'Gunner Palace'
MOVIE REVIEW
Kenneth Turan, Los Angeles Times
March 4, 2005
Who in America, no matter how highly placed, couldn't honestly confess to Iraq information overload, to having taken in enough about that beleaguered country and its ceaseless crises to last several lifetimes? But no matter how Baghdad-ed out you may feel, make room for "Gunner Palace," a striking new documentary that shows the war in a way it's not been seen before: from the ground up.
The gunners of the title are the 400 or so members of a stationed-in-Baghdad U.S. Army artillery brigade that Michael Tucker (who co-directed the film with Petra Epperlein) spent two separate one-month periods with in 2003 and 2004.
The palace in which the gunners are housed is no euphemism: It is the former pleasure dome of Saddam Hussein's son Uday Hussein, complete with swimming pool and putting green and located in the Adhamiya area of the city, one of the deposed leader's former strongholds.
Unlike the usual documentary procedure, "Gunner Palace" doesn't single out one or two soldiers to follow through the city's mean streets. What it aims for and achieves instead is a group portrait of today's volunteer army, what it's up to and up against in Iraq.

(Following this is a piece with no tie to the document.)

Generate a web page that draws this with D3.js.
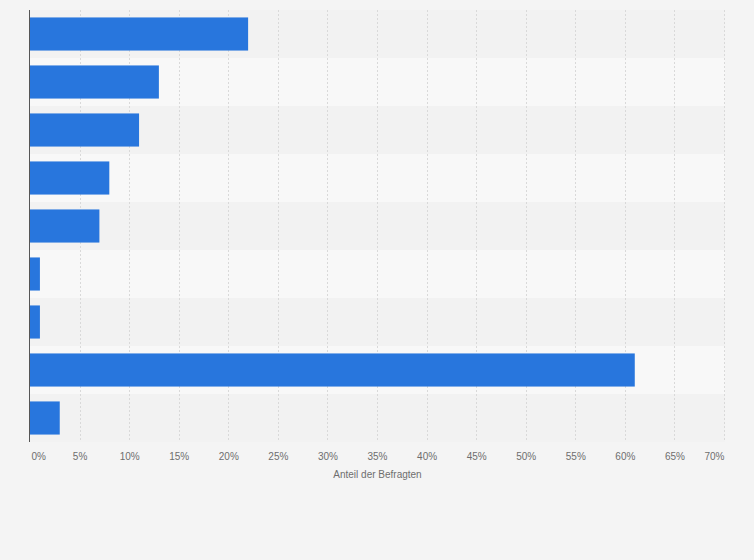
<!DOCTYPE html>
<html>
<head>
<meta charset="utf-8">
<script src="https://cdn.jsdelivr.net/npm/d3@7"></script>
<style>
  body { margin: 0; background: #f4f4f4; }
  svg { display: block; font-family: "Liberation Sans", Arial, sans-serif; }
</style>
</head>
<body>
<div id="chart"></div>
<script>
// categories have no visible labels in the picture, so only positions are kept
var categories = ["c1", "c2", "c3", "c4", "c5", "c6", "c7", "c8", "c9"];
var shares = [22, 13, 11, 8, 7, 1, 1, 61, 3];
var tickValues = [0, 5, 10, 15, 20, 25, 30, 35, 40, 45, 50, 55, 60, 65, 70];
var axisTitle = "Anteil der Befragten";

var W = 754, H = 560;
var margin = { top: 10, right: 29, bottom: 118, left: 30 };
var w = W - margin.left - margin.right,
    h = H - margin.top - margin.bottom;

var svg = d3.select("#chart").append("svg")
  .attr("width", W)
  .attr("height", H);

svg.append("rect").attr("width", W).attr("height", H).attr("fill", "#f4f4f4");

var g = svg.append("g").attr("transform", "translate(" + margin.left + "," + margin.top + ")");

var x = d3.scaleLinear().domain([0, 70]).range([0, w - 1]);
var y = d3.scaleBand().domain(categories).range([0, h]);
var yBar = d3.scaleBand().domain(categories).range([0, h]).paddingInner(0.31).paddingOuter(0.155);

// alternating row bands
g.selectAll("rect.band")
  .data(categories)
  .enter().append("rect")
  .attr("class", "band")
  .attr("x", 0)
  .attr("y", function (d) { return y(d); })
  .attr("width", w)
  .attr("height", y.bandwidth())
  .attr("fill", function (d, i) { return i % 2 ? "#f8f8f8" : "#f2f2f2"; });

// gridlines, dotted
g.selectAll("line.grid")
  .data(tickValues.slice(1))
  .enter().append("line")
  .attr("class", "grid")
  .attr("x1", function (d) { return Math.round(x(d)) + 0.5; })
  .attr("x2", function (d) { return Math.round(x(d)) + 0.5; })
  .attr("y1", 0)
  .attr("y2", h)
  .attr("stroke", "#d9d9d9")
  .attr("stroke-width", 1)
  .attr("stroke-dasharray", "2,2");

// bars
g.selectAll("rect.bar")
  .data(shares)
  .enter().append("rect")
  .attr("class", "bar")
  .attr("x", 0)
  .attr("y", function (d, i) { return yBar(categories[i]); })
  .attr("width", function (d) { return x(d); })
  .attr("height", yBar.bandwidth())
  .attr("fill", "#2876dd");

// left axis line
g.append("line")
  .attr("x1", -0.5).attr("x2", -0.5)
  .attr("y1", 0).attr("y2", h)
  .attr("stroke", "#555")
  .attr("stroke-width", 1);

// x axis labels
var xAxis = d3.axisBottom(x)
  .tickValues(tickValues)
  .tickSize(0)
  .tickPadding(11)
  .tickFormat(function (d) { return d + "%"; });

var ax = g.append("g")
  .attr("transform", "translate(0," + h + ")")
  .call(xAxis);
ax.select(".domain").remove();
ax.selectAll("text")
  .attr("fill", "#6e6e6e")
  .style("font-size", "10px")
  .style("font-family", "'Liberation Sans', Arial, sans-serif");
ax.selectAll(".tick").filter(function (d) { return d === 0; })
  .select("text").attr("text-anchor", "start").attr("dx", 1);
ax.selectAll(".tick").filter(function (d) { return d === 70; })
  .select("text").attr("text-anchor", "end").attr("dx", 0);

g.append("text")
  .attr("x", w / 2)
  .attr("y", h + 36)
  .attr("text-anchor", "middle")
  .attr("fill", "#6e6e6e")
  .style("font-size", "10px")
  .text(axisTitle);
</script>
</body>
</html>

As opposed to the fulsome official rhetoric we hear from time to time on the soundtrack, "Gunner Palace" shows us what grunt-level existence is really like for beleaguered but unbowed U.S. troops. We see the grittiness and the tedium, the heightened unreality and the ever-present danger that make up day-to-day life in this peculiar war zone.

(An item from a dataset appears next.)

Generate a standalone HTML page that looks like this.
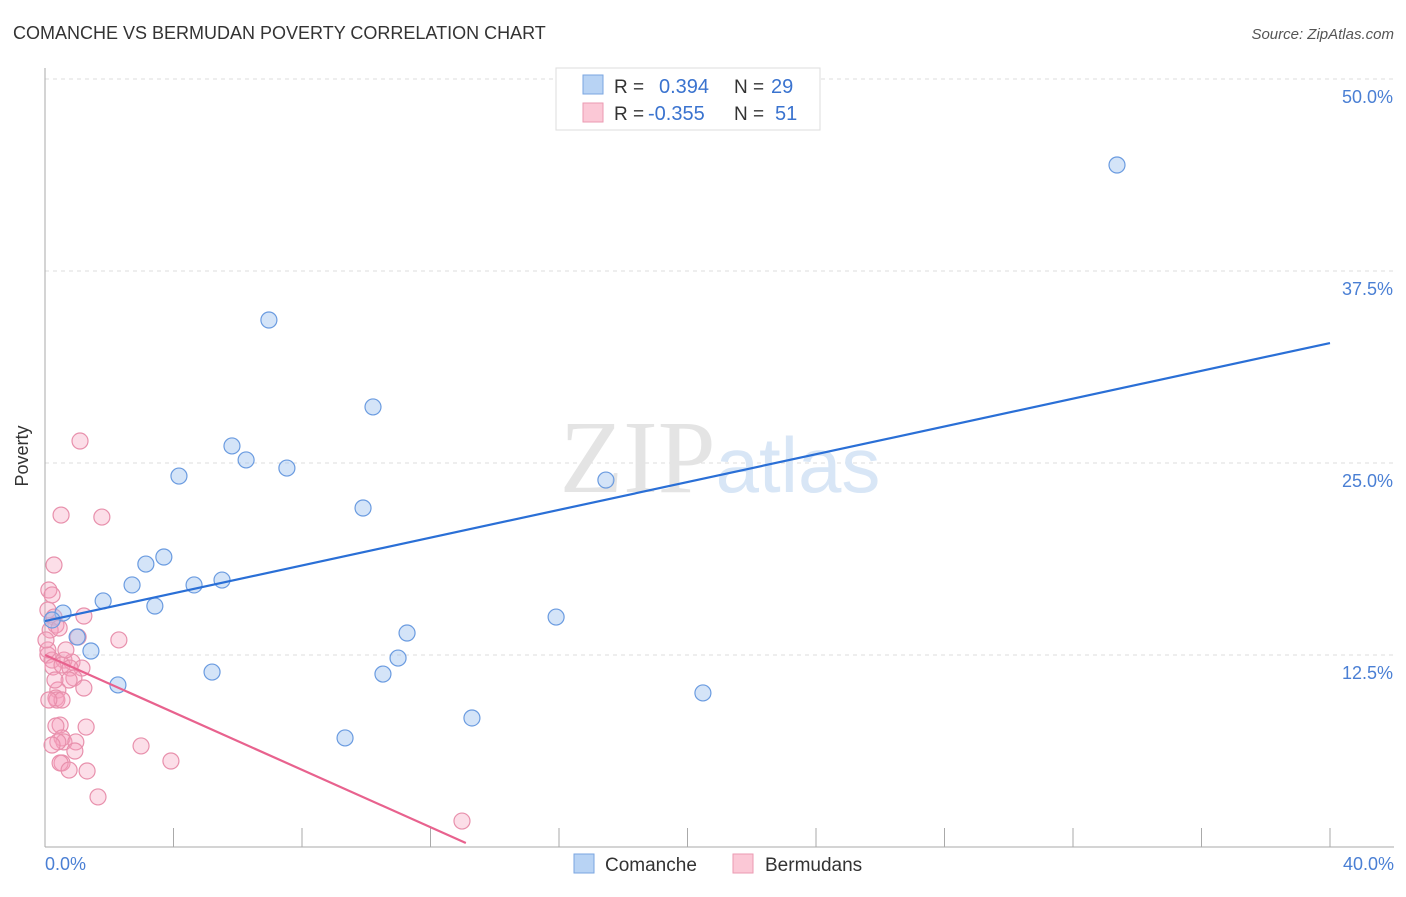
<!DOCTYPE html>
<html><head><meta charset="utf-8"><style>
body{margin:0;background:#fff;font-family:"Liberation Sans",sans-serif}
svg text{font-family:"Liberation Sans",sans-serif}
</style></head><body>
<svg width="1406" height="892" viewBox="0 0 1406 892">
<text x="13" y="39" font-size="18" fill="#333">COMANCHE VS BERMUDAN POVERTY CORRELATION CHART</text>
<text x="1394" y="39" font-size="15" fill="#555" text-anchor="end" font-style="italic">Source: ZipAtlas.com</text>
<g id="grid"></g>
<text x="720" y="492" font-size="104" fill="#e4e4e4" text-anchor="middle" font-family="Liberation Serif"><tspan font-family="Liberation Serif">ZIP</tspan><tspan fill="#d8e6f6" font-size="78" font-family="Liberation Sans">atlas</tspan></text>
<line x1="45" y1="68" x2="45" y2="847" stroke="#aaa"/>
<line x1="45" y1="847" x2="1394" y2="847" stroke="#aaa"/>
<g id="ticks"></g>
<g id="pinkpts"></g><g id="bluepts"></g><g id="lines"></g>
<text x="28" y="456" font-size="18" fill="#333" text-anchor="middle" transform="rotate(-90 28 456)">Poverty</text>
<text x="45" y="870" font-size="18" fill="#4a7fd4">0.0%</text>
<text x="1394" y="870" font-size="18" fill="#4a7fd4" text-anchor="end">40.0%</text>
<g>
<rect x="556" y="68" width="264" height="62" fill="#fff" stroke="#ddd"/>
<rect x="583" y="75" width="20" height="19" fill="#b8d3f4" stroke="#7aa6e0"/>
<rect x="583" y="103" width="20" height="19" fill="#fbc8d6" stroke="#eb9ab2"/>
<text x="614" y="93" font-size="19" fill="#333">R =</text><text x="659" y="93" font-size="20" fill="#3a73cf">0.394</text>
<text x="734" y="93" font-size="19" fill="#333">N =</text><text x="771" y="93" font-size="20" fill="#3a73cf">29</text>
<text x="614" y="120" font-size="19" fill="#333">R =</text><text x="648" y="120" font-size="20" fill="#3a73cf">-0.355</text>
<text x="734" y="120" font-size="19" fill="#333">N =</text><text x="775" y="120" font-size="20" fill="#3a73cf">51</text>
</g>
<g>
<rect x="574" y="854" width="20" height="19" fill="#b8d3f4" stroke="#7aa6e0"/>
<text x="605" y="871" font-size="19" fill="#333">Comanche</text>
<rect x="733" y="854" width="20" height="19" fill="#fbc8d6" stroke="#eb9ab2"/>
<text x="765" y="871" font-size="19" fill="#333">Bermudans</text>
</g>
</svg>
<script>
const yTicks=[12.5,25,37.5,50];
const yTickLabels=["12.5%","25.0%","37.5%","50.0%"];
const xTicks=[0,4,8,12,16,20,24,28,32,36,40];
const blueX=[33.37,6.97,10.21,5.82,6.26,7.53,4.17,17.46,9.90,3.70,3.14,2.71,4.64,5.51,1.81,3.42,0.56,15.91,11.27,1.00,1.43,10.99,5.20,10.52,2.27,20.48,13.29,9.34,0.22];
const blueY=[44.40,34.31,28.65,26.11,25.20,24.67,24.15,23.89,22.07,18.88,18.42,17.06,17.06,17.38,16.02,15.69,15.23,14.97,13.93,13.67,12.76,12.30,11.39,11.26,10.55,10.03,8.40,7.10,14.78];
const pinkX=[1.09,0.50,1.77,0.28,0.12,0.22,0.09,0.28,1.21,0.34,0.16,0.44,1.03,2.30,0.09,0.22,0.59,0.84,0.25,0.53,1.15,0.78,0.90,0.75,1.21,0.40,0.34,0.37,0.47,1.28,0.34,0.53,0.59,0.40,0.96,0.22,0.93,2.99,0.53,0.47,0.75,1.31,3.92,1.65,12.98,0.53,0.12,0.09,0.31,0.65,0.03];
const pinkY=[26.43,21.61,21.48,18.36,16.73,16.41,15.43,14.97,15.04,14.45,14.13,14.26,13.67,13.48,12.50,12.17,12.17,12.04,11.72,11.85,11.65,11.65,11.00,10.87,10.35,10.22,9.70,9.57,7.94,7.81,7.88,7.10,6.84,6.84,6.84,6.64,6.25,6.58,5.47,5.47,5.01,4.95,5.60,3.26,1.69,9.57,9.57,12.83,10.87,12.83,13.48];
const blueLine=[[0,14.71],[40,32.81]];
const pinkLine=[[0,12.5],[13.1,0.26]];
const NS="http://www.w3.org/2000/svg";
const sx=v=>45+v/40*1285, sy=v=>847-v/50*768;
function mk(t,a,p){const e=document.createElementNS(NS,t);for(const k in a)e.setAttribute(k,a[k]);document.getElementById(p).appendChild(e);return e;}
yTicks.forEach((t,i)=>{
 const l=mk('line',{x1:45,x2:1394,y1:sy(t),y2:sy(t),stroke:'#ddd','stroke-dasharray':'4,4'},'grid');
 
 
 const tx=mk('text',{x:1393,y:sy(t)+24,'font-size':18,fill:'#4a7fd4','text-anchor':'end'},'grid');
 tx.textContent=yTickLabels[i];
 
 
});
xTicks.forEach(t=>{
 const l=mk('line',{x1:sx(t),x2:sx(t),y1:828,y2:847,stroke:'#aaa'},'ticks');
 
 
});
pinkX.forEach((x,i)=>{
 const c=mk('circle',{cx:sx(x),cy:sy(pinkY[i]),r:8,fill:'rgba(245,160,190,0.35)',stroke:'#e890ac','stroke-width':1.2},'pinkpts');
 
 
});
blueX.forEach((x,i)=>{
 const c=mk('circle',{cx:sx(x),cy:sy(blueY[i]),r:8,fill:'rgba(160,196,240,0.45)',stroke:'#6a9be0','stroke-width':1.2},'bluepts');
 
 
});
const bl=mk('line',{x1:sx(blueLine[0][0]),y1:sy(blueLine[0][1]),x2:sx(blueLine[1][0]),y2:sy(blueLine[1][1]),stroke:'#2a6fd6','stroke-width':2.2},'lines');


const pl=mk('line',{x1:sx(pinkLine[0][0]),y1:sy(pinkLine[0][1]),x2:sx(pinkLine[1][0]),y2:sy(pinkLine[1][1]),stroke:'#e8628e','stroke-width':2.2},'lines');


</script>
</body></html>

As one of the soldiers laconically puts it, "For y'all, this is just a show, but we live in this movie."
...
The soldiers in "Gunner Palace" are mostly without illusions of any kind, like the man who challenges the audience back home when he poignantly says, "You'll forget all this. The only people who'll remember it is us."
It is this film's accomplishment that it has made sure that won't happen any time soon.